TASK BRIEF:
Repeat exactly, please, the lines that begin at the start of the listing and end at the line holding "transform=fig.transFigure, fill=False, lw=2.5, ec=INK))".
◆ ◆ ◆ ◆ ◆
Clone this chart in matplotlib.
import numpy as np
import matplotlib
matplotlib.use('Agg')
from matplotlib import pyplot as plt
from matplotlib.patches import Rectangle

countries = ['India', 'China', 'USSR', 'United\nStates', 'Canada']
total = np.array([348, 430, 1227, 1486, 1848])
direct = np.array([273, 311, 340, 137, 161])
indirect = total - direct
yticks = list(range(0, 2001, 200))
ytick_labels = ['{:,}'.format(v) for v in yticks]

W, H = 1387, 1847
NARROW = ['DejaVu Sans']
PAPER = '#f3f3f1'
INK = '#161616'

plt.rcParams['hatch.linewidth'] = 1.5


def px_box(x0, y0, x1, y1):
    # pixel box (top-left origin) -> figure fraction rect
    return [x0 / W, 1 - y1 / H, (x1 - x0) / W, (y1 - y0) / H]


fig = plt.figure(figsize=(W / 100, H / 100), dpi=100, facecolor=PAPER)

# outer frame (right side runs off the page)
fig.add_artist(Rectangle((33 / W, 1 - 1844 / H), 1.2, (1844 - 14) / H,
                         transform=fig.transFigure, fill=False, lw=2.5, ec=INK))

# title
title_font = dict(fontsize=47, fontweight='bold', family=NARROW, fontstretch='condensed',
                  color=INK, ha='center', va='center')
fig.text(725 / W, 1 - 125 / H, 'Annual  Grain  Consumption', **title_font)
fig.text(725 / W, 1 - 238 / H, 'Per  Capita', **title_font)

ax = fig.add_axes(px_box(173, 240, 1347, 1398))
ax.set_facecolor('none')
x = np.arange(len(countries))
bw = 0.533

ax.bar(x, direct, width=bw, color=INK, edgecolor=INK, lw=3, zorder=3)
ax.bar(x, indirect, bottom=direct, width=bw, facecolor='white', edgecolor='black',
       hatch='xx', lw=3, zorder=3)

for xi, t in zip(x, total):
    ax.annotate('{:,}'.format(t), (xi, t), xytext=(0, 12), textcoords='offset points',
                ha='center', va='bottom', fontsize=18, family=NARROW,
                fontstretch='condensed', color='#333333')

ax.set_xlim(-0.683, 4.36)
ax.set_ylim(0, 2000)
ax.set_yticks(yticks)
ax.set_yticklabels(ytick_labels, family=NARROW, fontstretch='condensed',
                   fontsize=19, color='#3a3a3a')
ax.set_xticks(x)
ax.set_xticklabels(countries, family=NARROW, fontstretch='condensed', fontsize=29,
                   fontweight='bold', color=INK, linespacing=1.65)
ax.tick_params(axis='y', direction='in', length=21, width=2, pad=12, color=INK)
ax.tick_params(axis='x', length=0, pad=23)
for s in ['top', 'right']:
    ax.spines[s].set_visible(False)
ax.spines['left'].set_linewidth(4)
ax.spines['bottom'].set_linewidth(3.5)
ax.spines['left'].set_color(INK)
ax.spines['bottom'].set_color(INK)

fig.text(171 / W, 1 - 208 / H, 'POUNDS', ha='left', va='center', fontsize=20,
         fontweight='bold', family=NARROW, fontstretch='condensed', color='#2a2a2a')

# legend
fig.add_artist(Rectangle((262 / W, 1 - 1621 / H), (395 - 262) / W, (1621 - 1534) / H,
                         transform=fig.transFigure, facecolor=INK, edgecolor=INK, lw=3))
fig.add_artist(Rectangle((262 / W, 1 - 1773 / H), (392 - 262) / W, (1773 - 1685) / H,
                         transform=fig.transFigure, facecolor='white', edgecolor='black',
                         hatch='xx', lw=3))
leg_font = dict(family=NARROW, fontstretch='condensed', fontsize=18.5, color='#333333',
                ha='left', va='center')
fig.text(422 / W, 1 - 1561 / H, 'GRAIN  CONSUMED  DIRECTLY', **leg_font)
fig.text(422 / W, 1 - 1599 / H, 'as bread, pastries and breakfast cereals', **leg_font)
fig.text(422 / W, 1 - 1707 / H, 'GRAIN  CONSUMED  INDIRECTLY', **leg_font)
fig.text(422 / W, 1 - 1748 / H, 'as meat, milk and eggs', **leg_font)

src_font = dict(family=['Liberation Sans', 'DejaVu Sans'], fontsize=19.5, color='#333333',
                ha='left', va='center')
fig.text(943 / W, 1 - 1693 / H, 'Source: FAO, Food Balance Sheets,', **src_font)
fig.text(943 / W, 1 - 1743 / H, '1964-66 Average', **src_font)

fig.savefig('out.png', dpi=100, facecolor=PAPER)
◆ ◆ ◆ ◆ ◆
THE REPLY:
Clone this chart in matplotlib.
import numpy as np
import matplotlib
matplotlib.use('Agg')
from matplotlib import pyplot as plt
from matplotlib.patches import Rectangle

countries = ['India', 'China', 'USSR', 'United\nStates', 'Canada']
total = np.array([348, 430, 1227, 1486, 1848])
direct = np.array([273, 311, 340, 137, 161])
indirect = total - direct
yticks = list(range(0, 2001, 200))
ytick_labels = ['{:,}'.format(v) for v in yticks]

W, H = 1387, 1847
NARROW = ['DejaVu Sans']
PAPER = '#f3f3f1'
INK = '#161616'

plt.rcParams['hatch.linewidth'] = 1.5


def px_box(x0, y0, x1, y1):
    # pixel box (top-left origin) -> figure fraction rect
    return [x0 / W, 1 - y1 / H, (x1 - x0) / W, (y1 - y0) / H]


fig = plt.figure(figsize=(W / 100, H / 100), dpi=100, facecolor=PAPER)

# outer frame (right side runs off the page)
fig.add_artist(Rectangle((33 / W, 1 - 1844 / H), 1.2, (1844 - 14) / H,
                         transform=fig.transFigure, fill=False, lw=2.5, ec=INK))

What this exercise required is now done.